The Apostle John wrote his first epistle to the church at Ephesus. The main purpose he wrote this epistle was to give them assurances of their salvation in Jesus Christ.
1 John 5:13KJV
These things have I written unto you that believe on the name of the Son of God; that ye may know that ye have eternal life and that ye may believe on the name of the Son of God.
The word “know” in 1 John 5:13 means knowledge gained by observance or perception. John did not want them to have an emotional knowledge of their salvation. Our emotions are fluid and constantly adjustable to a variety of external events. There are circumstances when my emotions tell me that I am not saved. These times are usually associated with having a bad day or being depressed. John wanted their confidence in salvation to be more concrete than their emotions by giving them an overall view of someone who has been converted. Assurances of salvation are not decided by one moment in time (praise the Lord) but an overall change that occurs over a period of time.

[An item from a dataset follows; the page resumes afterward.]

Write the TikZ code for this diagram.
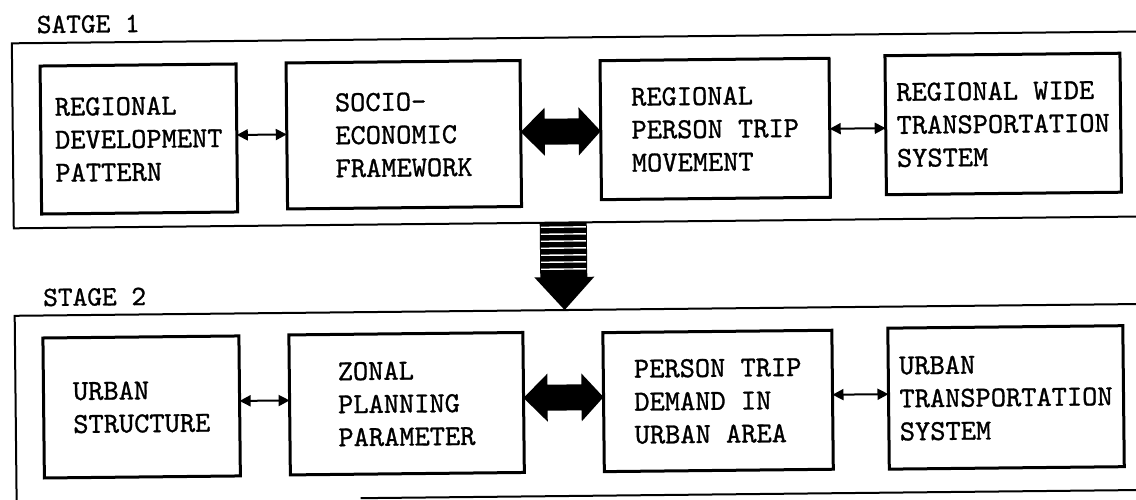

There were two ways John could assure his audience of salvation: he could go back in time to the day they confessed their love and loyalty to Jesus Christ; or, he could demonstrate the validity of their confession by showing proof of their love and loyalty since their confession. Many Christians choose the first avenue to assure someone of their salvation but John chose the second avenue. A changed life is the best evidence of someone being authentically saved.
Another thought to see in 1 John 5:13 is the importance of having assurances or knowing with certainty we are saved. John links our assurances of salvation with “believing on the name of the Son of God.” Several years ago, I heard a pastor preach a sermon entitled the church member who died and went to Hell. I would not disagree with his premise. He made a point in the message that I could not disagree with more. He said, Satan never plants seeds of doubt regarding your salvation. If you have doubts about your salvation this is coming from the Holy Spirit. I remember him saying: “What good is it for Satan to tempt you into questioning your salvation.” Certainly, John would disagree with this preacher’s assessment. Satan is actively pursuant to creating doubt in the heart of the believer. John wanted the church at Ephesus to conquer this doubt by giving them assurances of their salvation. Satan has an invested reason in creating doubt in the heart of the believer. A Christian who doubts their salvation will lack the power of God and confidence in God. The power that moves us to do extraordinary things is faith If we do not have confidence in God, we will not have confidence in our faith to do these extraordinary things that threaten the Kingdom of Darkness. John believed this also. He knew a person who questions their salvation will lose heart in believing “on the name of the Son of God” for daily power.
Over the next few months, we will look at these assurances of salvation that John gave the church at Ephesus. My aim is not to convince people they are lost but to affirm their salvation in the sea of doubt and confusion.